BY GABRIEL EWEPU
SINCE President Goodluck Jonathan made u-turn on national conference and set up a 13-man committee led by Senator Femi Okurounmu, to work out modalities for holding the dialogue, the polity has been awash with mixed views concerning the necessity or otherwise of the exercise.
Among those, who have opposed the idea and argued that it was tied to 2015 polls are All Progressives Congress (APC) Leader, Asiwaju Bola Ahmed Tinubu, Senator Babafemi Ojudu and some lawyers among others.
Those on the side of the President include Chief Ebenezer Babatope, former Minister of Transport and member of the Board of Trustees (BoT), Peoples Democratic Party, PDP, Chief Cliff Mbagwu, Evangelist Elliot Uko and some eminent Nigerians. Contributing to the debate, Mr. Christopher Onwukwe, said if the national conference can help arrest the current challenges plaguing the nation he was in support.
“If the national dialogue can tackle our present challenges as a nation, I support Mr. President’s sense of reasoning and concern. You know it is become has become a nightmare in our country as we have continued to live with the menace of insecurity; terrorism, kidnapping, and incessant strikes in virtually all the sectors, unemployment, power, and among others.
“That is why the national conference is needed, in order for every segment of the Nigerian society to meet and iron out these national problems staring at us. I hope it will be a solution to the challenges we have now and those who will represent us will tackle these issues on our behalf.
“My advice to those who will represent each state or ethnic group is that they should consult with people who are not politicians in their domain and report back to Mr. President. And I see this national conference addressing any negative occurrence in 2015 election,” Onwukwe added.
Meanwhile, a civil servant, Mr. Daniel Otodo, said: “For me, national conference will make no impact neither in the present economic realities in the country, nor in the future because all will end up in arguments and waste of time and resources.
“If the President still wants the conference to go on and Nigerians support it, let it be done at the local government level, like the town hall meeting.
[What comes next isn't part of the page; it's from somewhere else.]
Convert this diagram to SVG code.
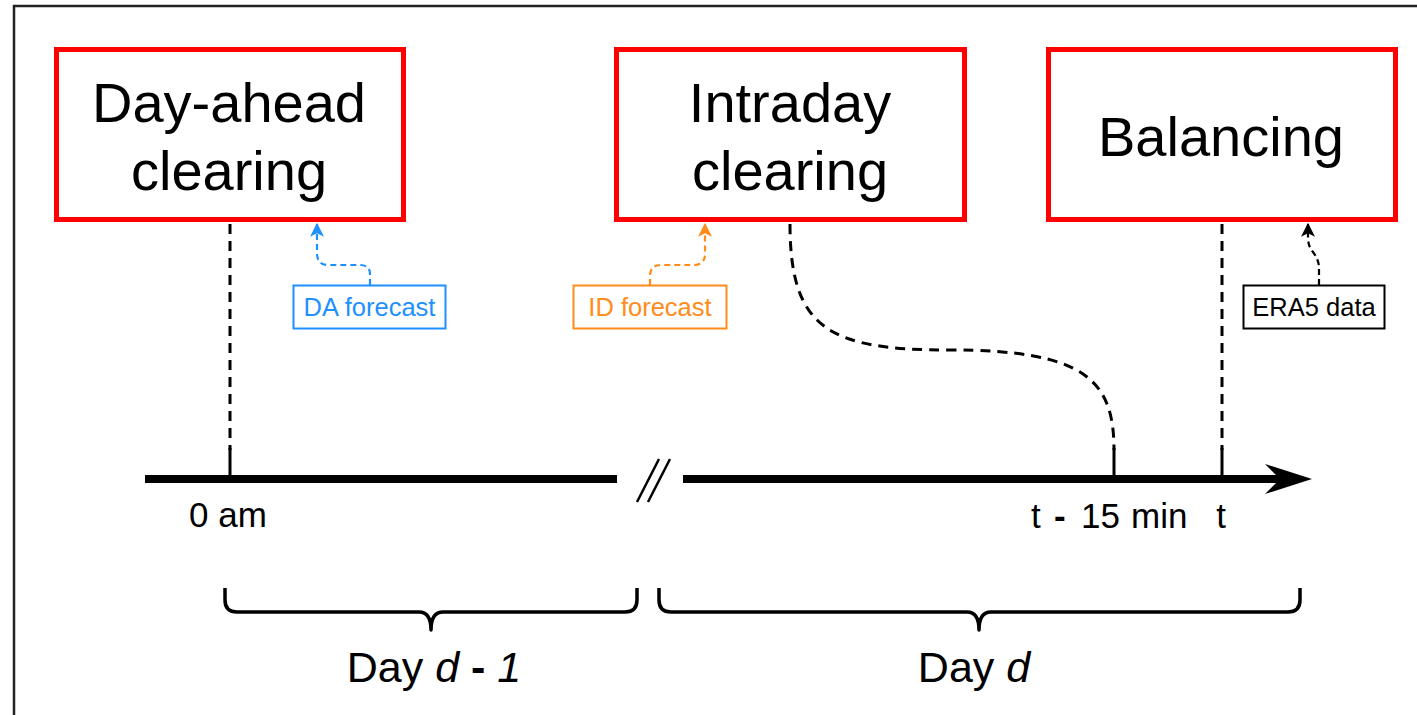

This will give the people at that level the opportunity to speak on what they feel in their own language, then to the state level before the federal level,” Otodo suggested.
There have been several national conferences before now, what those conferences could not address and solve include insecurity, marginalisation, ethno-religious crises, poverty, abuse of human rights, inequality, poverty, revenue generation, epileptic power supply, unemployment, impunity by political and religious leaders, corruption, political and religious violence and electoral offences.
Others include collapsed socio-economic infrastructure, environmental degradation, suspicion, fear and kidnapping among others.
The inability of past efforts to resolve these challenges raises the question: what can this national confab change? Only time will tell.